### What to work on
Transcribe the listing exactly, leaving out every picture.

------------------------------------

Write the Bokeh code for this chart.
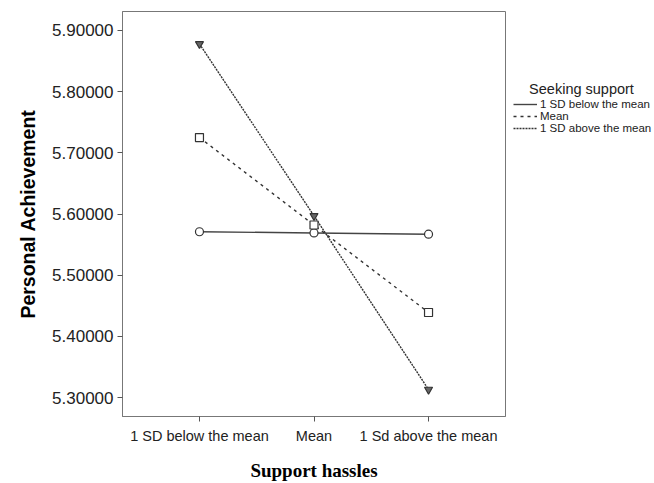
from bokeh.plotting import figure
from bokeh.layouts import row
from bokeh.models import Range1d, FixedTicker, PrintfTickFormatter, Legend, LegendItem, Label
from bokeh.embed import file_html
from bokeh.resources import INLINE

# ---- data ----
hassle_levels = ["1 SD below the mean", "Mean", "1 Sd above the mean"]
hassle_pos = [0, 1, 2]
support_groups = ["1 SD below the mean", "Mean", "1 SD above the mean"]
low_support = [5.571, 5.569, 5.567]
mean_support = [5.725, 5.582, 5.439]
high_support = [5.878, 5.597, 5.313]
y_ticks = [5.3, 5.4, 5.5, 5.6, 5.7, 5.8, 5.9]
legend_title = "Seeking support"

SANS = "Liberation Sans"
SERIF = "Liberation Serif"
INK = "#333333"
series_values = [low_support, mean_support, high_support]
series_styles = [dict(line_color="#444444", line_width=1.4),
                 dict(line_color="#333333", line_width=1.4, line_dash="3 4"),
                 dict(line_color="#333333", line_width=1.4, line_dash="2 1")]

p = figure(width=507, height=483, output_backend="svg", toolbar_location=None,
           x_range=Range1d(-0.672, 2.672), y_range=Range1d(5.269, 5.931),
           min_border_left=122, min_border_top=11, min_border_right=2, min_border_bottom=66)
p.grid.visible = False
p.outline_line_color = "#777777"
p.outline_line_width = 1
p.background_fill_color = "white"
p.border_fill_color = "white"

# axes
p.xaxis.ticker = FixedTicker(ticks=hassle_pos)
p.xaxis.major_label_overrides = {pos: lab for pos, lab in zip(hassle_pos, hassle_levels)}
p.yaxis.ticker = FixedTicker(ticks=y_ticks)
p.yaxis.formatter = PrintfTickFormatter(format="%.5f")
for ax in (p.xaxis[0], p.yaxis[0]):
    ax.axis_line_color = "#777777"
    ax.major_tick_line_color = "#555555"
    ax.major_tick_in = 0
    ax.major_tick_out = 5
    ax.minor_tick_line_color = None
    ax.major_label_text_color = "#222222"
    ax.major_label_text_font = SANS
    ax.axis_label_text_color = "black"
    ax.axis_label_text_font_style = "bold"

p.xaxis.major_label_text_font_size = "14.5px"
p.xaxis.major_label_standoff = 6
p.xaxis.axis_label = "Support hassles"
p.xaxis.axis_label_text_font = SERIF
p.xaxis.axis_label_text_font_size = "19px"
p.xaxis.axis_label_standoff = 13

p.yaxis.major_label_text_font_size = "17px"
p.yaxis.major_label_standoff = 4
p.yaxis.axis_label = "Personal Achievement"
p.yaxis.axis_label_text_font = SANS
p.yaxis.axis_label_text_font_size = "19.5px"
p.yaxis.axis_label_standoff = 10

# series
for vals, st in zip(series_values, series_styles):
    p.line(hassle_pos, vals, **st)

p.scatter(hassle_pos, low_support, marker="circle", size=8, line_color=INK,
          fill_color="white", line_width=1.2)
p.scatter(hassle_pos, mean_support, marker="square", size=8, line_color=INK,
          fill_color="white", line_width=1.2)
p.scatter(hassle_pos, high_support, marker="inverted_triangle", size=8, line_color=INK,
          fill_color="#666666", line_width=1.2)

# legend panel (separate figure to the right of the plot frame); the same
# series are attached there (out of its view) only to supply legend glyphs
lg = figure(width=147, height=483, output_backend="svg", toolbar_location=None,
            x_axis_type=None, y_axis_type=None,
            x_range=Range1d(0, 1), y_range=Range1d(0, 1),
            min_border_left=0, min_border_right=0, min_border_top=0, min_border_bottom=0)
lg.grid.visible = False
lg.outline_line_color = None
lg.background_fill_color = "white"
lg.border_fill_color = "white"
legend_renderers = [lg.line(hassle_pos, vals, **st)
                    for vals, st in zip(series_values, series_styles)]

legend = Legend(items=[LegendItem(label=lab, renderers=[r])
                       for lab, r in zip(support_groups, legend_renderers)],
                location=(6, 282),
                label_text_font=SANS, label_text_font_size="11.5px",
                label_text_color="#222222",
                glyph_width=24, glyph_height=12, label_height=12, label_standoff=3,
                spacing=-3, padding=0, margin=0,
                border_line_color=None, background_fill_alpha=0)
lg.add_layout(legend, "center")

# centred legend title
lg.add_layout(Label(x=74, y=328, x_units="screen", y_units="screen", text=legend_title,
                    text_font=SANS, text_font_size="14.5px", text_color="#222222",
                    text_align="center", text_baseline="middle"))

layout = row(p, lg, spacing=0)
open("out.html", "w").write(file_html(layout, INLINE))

------------------------------------

### Output for this task
Write the Bokeh code for this chart.
from bokeh.plotting import figure
from bokeh.layouts import row
from bokeh.models import Range1d, FixedTicker, PrintfTickFormatter, Legend, LegendItem, Label
from bokeh.embed import file_html
from bokeh.resources import INLINE

# ---- data ----
hassle_levels = ["1 SD below the mean", "Mean", "1 Sd above the mean"]
hassle_pos = [0, 1, 2]
support_groups = ["1 SD below the mean", "Mean", "1 SD above the mean"]
low_support = [5.571, 5.569, 5.567]
mean_support = [5.725, 5.582, 5.439]
high_support = [5.878, 5.597, 5.313]
y_ticks = [5.3, 5.4, 5.5, 5.6, 5.7, 5.8, 5.9]
legend_title = "Seeking support"

SANS = "Liberation Sans"
SERIF = "Liberation Serif"
INK = "#333333"
series_values = [low_support, mean_support, high_support]
series_styles = [dict(line_color="#444444", line_width=1.4),
                 dict(line_color="#333333", line_width=1.4, line_dash="3 4"),
                 dict(line_color="#333333", line_width=1.4, line_dash="2 1")]

p = figure(width=507, height=483, output_backend="svg", toolbar_location=None,
           x_range=Range1d(-0.672, 2.672), y_range=Range1d(5.269, 5.931),
           min_border_left=122, min_border_top=11, min_border_right=2, min_border_bottom=66)
p.grid.visible = False
p.outline_line_color = "#777777"
p.outline_line_width = 1
p.background_fill_color = "white"
p.border_fill_color = "white"

# axes
p.xaxis.ticker = FixedTicker(ticks=hassle_pos)
p.xaxis.major_label_overrides = {pos: lab for pos, lab in zip(hassle_pos, hassle_levels)}
p.yaxis.ticker = FixedTicker(ticks=y_ticks)
p.yaxis.formatter = PrintfTickFormatter(format="%.5f")
for ax in (p.xaxis[0], p.yaxis[0]):
    ax.axis_line_color = "#777777"
    ax.major_tick_line_color = "#555555"
    ax.major_tick_in = 0
    ax.major_tick_out = 5
    ax.minor_tick_line_color = None
    ax.major_label_text_color = "#222222"
    ax.major_label_text_font = SANS
    ax.axis_label_text_color = "black"
    ax.axis_label_text_font_style = "bold"

p.xaxis.major_label_text_font_size = "14.5px"
p.xaxis.major_label_standoff = 6
p.xaxis.axis_label = "Support hassles"
p.xaxis.axis_label_text_font = SERIF
p.xaxis.axis_label_text_font_size = "19px"
p.xaxis.axis_label_standoff = 13

p.yaxis.major_label_text_font_size = "17px"
p.yaxis.major_label_standoff = 4
p.yaxis.axis_label = "Personal Achievement"
p.yaxis.axis_label_text_font = SANS
p.yaxis.axis_label_text_font_size = "19.5px"
p.yaxis.axis_label_standoff = 10

# series
for vals, st in zip(series_values, series_styles):
    p.line(hassle_pos, vals, **st)

p.scatter(hassle_pos, low_support, marker="circle", size=8, line_color=INK,
          fill_color="white", line_width=1.2)
p.scatter(hassle_pos, mean_support, marker="square", size=8, line_color=INK,
          fill_color="white", line_width=1.2)
p.scatter(hassle_pos, high_support, marker="inverted_triangle", size=8, line_color=INK,
          fill_color="#666666", line_width=1.2)

# legend panel (separate figure to the right of the plot frame); the same
# series are attached there (out of its view) only to supply legend glyphs
lg = figure(width=147, height=483, output_backend="svg", toolbar_location=None,
            x_axis_type=None, y_axis_type=None,
            x_range=Range1d(0, 1), y_range=Range1d(0, 1),
            min_border_left=0, min_border_right=0, min_border_top=0, min_border_bottom=0)
lg.grid.visible = False
lg.outline_line_color = None
lg.background_fill_color = "white"
lg.border_fill_color = "white"
legend_renderers = [lg.line(hassle_pos, vals, **st)
                    for vals, st in zip(series_values, series_styles)]

legend = Legend(items=[LegendItem(label=lab, renderers=[r])
                       for lab, r in zip(support_groups, legend_renderers)],
                location=(6, 282),
                label_text_font=SANS, label_text_font_size="11.5px",
                label_text_color="#222222",
                glyph_width=24, glyph_height=12, label_height=12, label_standoff=3,
                spacing=-3, padding=0, margin=0,
                border_line_color=None, background_fill_alpha=0)
lg.add_layout(legend, "center")

# centred legend title
lg.add_layout(Label(x=74, y=328, x_units="screen", y_units="screen", text=legend_title,
                    text_font=SANS, text_font_size="14.5px", text_color="#222222",
                    text_align="center", text_baseline="middle"))

layout = row(p, lg, spacing=0)
open("out.html", "w").write(file_html(layout, INLINE))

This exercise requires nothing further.